**Objective**
Copy all of the material word for word, except for the pictures.
>>>>>
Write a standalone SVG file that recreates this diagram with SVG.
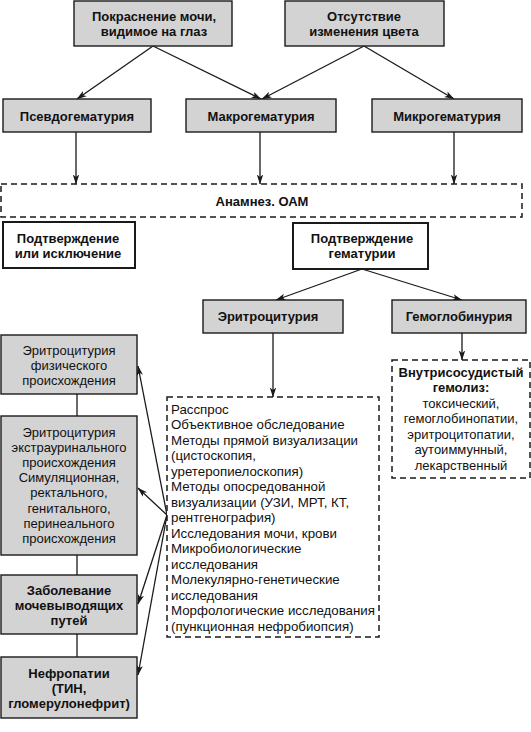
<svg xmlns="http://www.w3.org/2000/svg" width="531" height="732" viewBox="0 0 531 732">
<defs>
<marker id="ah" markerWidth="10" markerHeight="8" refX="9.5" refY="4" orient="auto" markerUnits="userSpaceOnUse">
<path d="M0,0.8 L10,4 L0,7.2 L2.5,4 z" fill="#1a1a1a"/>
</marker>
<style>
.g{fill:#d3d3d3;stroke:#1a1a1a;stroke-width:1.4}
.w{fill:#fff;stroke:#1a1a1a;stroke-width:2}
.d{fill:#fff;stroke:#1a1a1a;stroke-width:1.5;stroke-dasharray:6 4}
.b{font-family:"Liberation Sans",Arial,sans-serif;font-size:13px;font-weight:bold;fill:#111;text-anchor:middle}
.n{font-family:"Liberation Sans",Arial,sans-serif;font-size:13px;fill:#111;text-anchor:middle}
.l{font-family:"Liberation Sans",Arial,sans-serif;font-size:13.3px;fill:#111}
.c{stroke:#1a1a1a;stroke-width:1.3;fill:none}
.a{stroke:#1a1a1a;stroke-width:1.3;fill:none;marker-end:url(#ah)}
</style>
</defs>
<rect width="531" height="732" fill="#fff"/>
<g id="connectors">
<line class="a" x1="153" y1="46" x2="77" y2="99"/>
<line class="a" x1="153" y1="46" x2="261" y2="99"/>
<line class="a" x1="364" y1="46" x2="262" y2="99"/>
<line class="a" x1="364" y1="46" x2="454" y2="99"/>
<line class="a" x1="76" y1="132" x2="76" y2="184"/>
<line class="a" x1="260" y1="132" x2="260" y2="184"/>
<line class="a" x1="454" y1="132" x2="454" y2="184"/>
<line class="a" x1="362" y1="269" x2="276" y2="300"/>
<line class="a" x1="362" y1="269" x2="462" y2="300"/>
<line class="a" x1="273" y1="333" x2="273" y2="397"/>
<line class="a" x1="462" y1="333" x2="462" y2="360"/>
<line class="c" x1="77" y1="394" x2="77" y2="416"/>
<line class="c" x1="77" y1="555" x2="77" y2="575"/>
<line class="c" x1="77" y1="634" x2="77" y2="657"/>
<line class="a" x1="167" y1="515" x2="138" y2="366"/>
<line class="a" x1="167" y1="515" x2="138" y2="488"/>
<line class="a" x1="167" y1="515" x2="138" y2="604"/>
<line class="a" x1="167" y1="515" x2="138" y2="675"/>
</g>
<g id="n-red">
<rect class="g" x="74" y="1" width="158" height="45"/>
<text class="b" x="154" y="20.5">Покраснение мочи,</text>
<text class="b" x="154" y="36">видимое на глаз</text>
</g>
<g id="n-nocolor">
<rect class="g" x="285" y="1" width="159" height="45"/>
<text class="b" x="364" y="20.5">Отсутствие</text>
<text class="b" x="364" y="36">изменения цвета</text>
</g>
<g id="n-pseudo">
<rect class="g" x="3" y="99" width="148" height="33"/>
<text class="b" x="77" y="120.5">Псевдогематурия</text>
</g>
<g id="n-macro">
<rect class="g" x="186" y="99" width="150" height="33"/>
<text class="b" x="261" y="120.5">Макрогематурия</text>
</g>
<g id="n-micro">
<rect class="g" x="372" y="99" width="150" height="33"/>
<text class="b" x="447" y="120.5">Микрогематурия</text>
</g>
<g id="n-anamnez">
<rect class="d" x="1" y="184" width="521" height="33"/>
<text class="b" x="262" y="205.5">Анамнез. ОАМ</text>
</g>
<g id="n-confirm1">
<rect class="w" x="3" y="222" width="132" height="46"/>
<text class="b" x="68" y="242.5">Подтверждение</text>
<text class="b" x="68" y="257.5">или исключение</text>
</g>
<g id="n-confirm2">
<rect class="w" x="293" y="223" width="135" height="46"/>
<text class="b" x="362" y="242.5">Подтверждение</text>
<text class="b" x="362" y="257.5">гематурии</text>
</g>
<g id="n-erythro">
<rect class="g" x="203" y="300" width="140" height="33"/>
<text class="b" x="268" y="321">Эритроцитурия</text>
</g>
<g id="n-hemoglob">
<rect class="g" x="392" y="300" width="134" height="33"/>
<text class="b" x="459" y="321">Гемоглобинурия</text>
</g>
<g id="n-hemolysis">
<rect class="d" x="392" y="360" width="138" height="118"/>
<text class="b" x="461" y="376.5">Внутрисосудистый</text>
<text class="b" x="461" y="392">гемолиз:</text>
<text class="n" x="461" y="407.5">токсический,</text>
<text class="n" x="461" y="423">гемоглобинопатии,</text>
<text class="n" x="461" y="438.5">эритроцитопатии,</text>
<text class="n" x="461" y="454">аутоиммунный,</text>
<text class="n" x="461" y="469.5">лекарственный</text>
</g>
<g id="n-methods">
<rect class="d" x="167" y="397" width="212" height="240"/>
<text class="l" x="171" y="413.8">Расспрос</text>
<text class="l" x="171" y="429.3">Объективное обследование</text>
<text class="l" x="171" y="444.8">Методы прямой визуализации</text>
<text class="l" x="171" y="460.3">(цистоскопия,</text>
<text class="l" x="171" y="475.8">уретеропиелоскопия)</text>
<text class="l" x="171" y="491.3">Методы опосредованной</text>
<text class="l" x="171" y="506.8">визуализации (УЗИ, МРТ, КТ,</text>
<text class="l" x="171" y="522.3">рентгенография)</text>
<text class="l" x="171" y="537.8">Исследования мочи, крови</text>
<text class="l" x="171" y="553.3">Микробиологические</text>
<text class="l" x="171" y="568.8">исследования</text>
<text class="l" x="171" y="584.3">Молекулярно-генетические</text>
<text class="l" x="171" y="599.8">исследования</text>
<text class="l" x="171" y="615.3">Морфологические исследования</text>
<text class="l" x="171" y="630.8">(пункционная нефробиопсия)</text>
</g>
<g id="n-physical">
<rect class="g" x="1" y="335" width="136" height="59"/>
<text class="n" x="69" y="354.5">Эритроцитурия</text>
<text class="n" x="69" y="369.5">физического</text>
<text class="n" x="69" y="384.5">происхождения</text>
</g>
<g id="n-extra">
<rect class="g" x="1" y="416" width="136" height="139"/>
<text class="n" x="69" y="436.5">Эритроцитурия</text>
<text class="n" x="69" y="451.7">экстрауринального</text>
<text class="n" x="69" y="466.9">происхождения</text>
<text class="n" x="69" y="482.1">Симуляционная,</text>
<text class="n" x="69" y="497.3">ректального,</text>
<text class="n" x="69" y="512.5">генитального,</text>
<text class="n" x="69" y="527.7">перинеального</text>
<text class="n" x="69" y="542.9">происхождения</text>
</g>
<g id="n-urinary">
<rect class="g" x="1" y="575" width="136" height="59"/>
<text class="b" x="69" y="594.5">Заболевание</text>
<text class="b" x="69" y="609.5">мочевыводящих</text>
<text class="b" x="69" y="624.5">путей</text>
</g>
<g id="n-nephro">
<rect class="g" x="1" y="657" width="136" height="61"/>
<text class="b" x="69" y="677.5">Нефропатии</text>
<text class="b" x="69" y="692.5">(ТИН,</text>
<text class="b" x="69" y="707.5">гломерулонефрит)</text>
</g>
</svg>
<<<<<
**The response**
Write a standalone SVG file that recreates this diagram with SVG.
<svg xmlns="http://www.w3.org/2000/svg" width="531" height="732" viewBox="0 0 531 732">
<defs>
<marker id="ah" markerWidth="10" markerHeight="8" refX="9.5" refY="4" orient="auto" markerUnits="userSpaceOnUse">
<path d="M0,0.8 L10,4 L0,7.2 L2.5,4 z" fill="#1a1a1a"/>
</marker>
<style>
.g{fill:#d3d3d3;stroke:#1a1a1a;stroke-width:1.4}
.w{fill:#fff;stroke:#1a1a1a;stroke-width:2}
.d{fill:#fff;stroke:#1a1a1a;stroke-width:1.5;stroke-dasharray:6 4}
.b{font-family:"Liberation Sans",Arial,sans-serif;font-size:13px;font-weight:bold;fill:#111;text-anchor:middle}
.n{font-family:"Liberation Sans",Arial,sans-serif;font-size:13px;fill:#111;text-anchor:middle}
.l{font-family:"Liberation Sans",Arial,sans-serif;font-size:13.3px;fill:#111}
.c{stroke:#1a1a1a;stroke-width:1.3;fill:none}
.a{stroke:#1a1a1a;stroke-width:1.3;fill:none;marker-end:url(#ah)}
</style>
</defs>
<rect width="531" height="732" fill="#fff"/>
<g id="connectors">
<line class="a" x1="153" y1="46" x2="77" y2="99"/>
<line class="a" x1="153" y1="46" x2="261" y2="99"/>
<line class="a" x1="364" y1="46" x2="262" y2="99"/>
<line class="a" x1="364" y1="46" x2="454" y2="99"/>
<line class="a" x1="76" y1="132" x2="76" y2="184"/>
<line class="a" x1="260" y1="132" x2="260" y2="184"/>
<line class="a" x1="454" y1="132" x2="454" y2="184"/>
<line class="a" x1="362" y1="269" x2="276" y2="300"/>
<line class="a" x1="362" y1="269" x2="462" y2="300"/>
<line class="a" x1="273" y1="333" x2="273" y2="397"/>
<line class="a" x1="462" y1="333" x2="462" y2="360"/>
<line class="c" x1="77" y1="394" x2="77" y2="416"/>
<line class="c" x1="77" y1="555" x2="77" y2="575"/>
<line class="c" x1="77" y1="634" x2="77" y2="657"/>
<line class="a" x1="167" y1="515" x2="138" y2="366"/>
<line class="a" x1="167" y1="515" x2="138" y2="488"/>
<line class="a" x1="167" y1="515" x2="138" y2="604"/>
<line class="a" x1="167" y1="515" x2="138" y2="675"/>
</g>
<g id="n-red">
<rect class="g" x="74" y="1" width="158" height="45"/>
<text class="b" x="154" y="20.5">Покраснение мочи,</text>
<text class="b" x="154" y="36">видимое на глаз</text>
</g>
<g id="n-nocolor">
<rect class="g" x="285" y="1" width="159" height="45"/>
<text class="b" x="364" y="20.5">Отсутствие</text>
<text class="b" x="364" y="36">изменения цвета</text>
</g>
<g id="n-pseudo">
<rect class="g" x="3" y="99" width="148" height="33"/>
<text class="b" x="77" y="120.5">Псевдогематурия</text>
</g>
<g id="n-macro">
<rect class="g" x="186" y="99" width="150" height="33"/>
<text class="b" x="261" y="120.5">Макрогематурия</text>
</g>
<g id="n-micro">
<rect class="g" x="372" y="99" width="150" height="33"/>
<text class="b" x="447" y="120.5">Микрогематурия</text>
</g>
<g id="n-anamnez">
<rect class="d" x="1" y="184" width="521" height="33"/>
<text class="b" x="262" y="205.5">Анамнез. ОАМ</text>
</g>
<g id="n-confirm1">
<rect class="w" x="3" y="222" width="132" height="46"/>
<text class="b" x="68" y="242.5">Подтверждение</text>
<text class="b" x="68" y="257.5">или исключение</text>
</g>
<g id="n-confirm2">
<rect class="w" x="293" y="223" width="135" height="46"/>
<text class="b" x="362" y="242.5">Подтверждение</text>
<text class="b" x="362" y="257.5">гематурии</text>
</g>
<g id="n-erythro">
<rect class="g" x="203" y="300" width="140" height="33"/>
<text class="b" x="268" y="321">Эритроцитурия</text>
</g>
<g id="n-hemoglob">
<rect class="g" x="392" y="300" width="134" height="33"/>
<text class="b" x="459" y="321">Гемоглобинурия</text>
</g>
<g id="n-hemolysis">
<rect class="d" x="392" y="360" width="138" height="118"/>
<text class="b" x="461" y="376.5">Внутрисосудистый</text>
<text class="b" x="461" y="392">гемолиз:</text>
<text class="n" x="461" y="407.5">токсический,</text>
<text class="n" x="461" y="423">гемоглобинопатии,</text>
<text class="n" x="461" y="438.5">эритроцитопатии,</text>
<text class="n" x="461" y="454">аутоиммунный,</text>
<text class="n" x="461" y="469.5">лекарственный</text>
</g>
<g id="n-methods">
<rect class="d" x="167" y="397" width="212" height="240"/>
<text class="l" x="171" y="413.8">Расспрос</text>
<text class="l" x="171" y="429.3">Объективное обследование</text>
<text class="l" x="171" y="444.8">Методы прямой визуализации</text>
<text class="l" x="171" y="460.3">(цистоскопия,</text>
<text class="l" x="171" y="475.8">уретеропиелоскопия)</text>
<text class="l" x="171" y="491.3">Методы опосредованной</text>
<text class="l" x="171" y="506.8">визуализации (УЗИ, МРТ, КТ,</text>
<text class="l" x="171" y="522.3">рентгенография)</text>
<text class="l" x="171" y="537.8">Исследования мочи, крови</text>
<text class="l" x="171" y="553.3">Микробиологические</text>
<text class="l" x="171" y="568.8">исследования</text>
<text class="l" x="171" y="584.3">Молекулярно-генетические</text>
<text class="l" x="171" y="599.8">исследования</text>
<text class="l" x="171" y="615.3">Морфологические исследования</text>
<text class="l" x="171" y="630.8">(пункционная нефробиопсия)</text>
</g>
<g id="n-physical">
<rect class="g" x="1" y="335" width="136" height="59"/>
<text class="n" x="69" y="354.5">Эритроцитурия</text>
<text class="n" x="69" y="369.5">физического</text>
<text class="n" x="69" y="384.5">происхождения</text>
</g>
<g id="n-extra">
<rect class="g" x="1" y="416" width="136" height="139"/>
<text class="n" x="69" y="436.5">Эритроцитурия</text>
<text class="n" x="69" y="451.7">экстрауринального</text>
<text class="n" x="69" y="466.9">происхождения</text>
<text class="n" x="69" y="482.1">Симуляционная,</text>
<text class="n" x="69" y="497.3">ректального,</text>
<text class="n" x="69" y="512.5">генитального,</text>
<text class="n" x="69" y="527.7">перинеального</text>
<text class="n" x="69" y="542.9">происхождения</text>
</g>
<g id="n-urinary">
<rect class="g" x="1" y="575" width="136" height="59"/>
<text class="b" x="69" y="594.5">Заболевание</text>
<text class="b" x="69" y="609.5">мочевыводящих</text>
<text class="b" x="69" y="624.5">путей</text>
</g>
<g id="n-nephro">
<rect class="g" x="1" y="657" width="136" height="61"/>
<text class="b" x="69" y="677.5">Нефропатии</text>
<text class="b" x="69" y="692.5">(ТИН,</text>
<text class="b" x="69" y="707.5">гломерулонефрит)</text>
</g>
</svg>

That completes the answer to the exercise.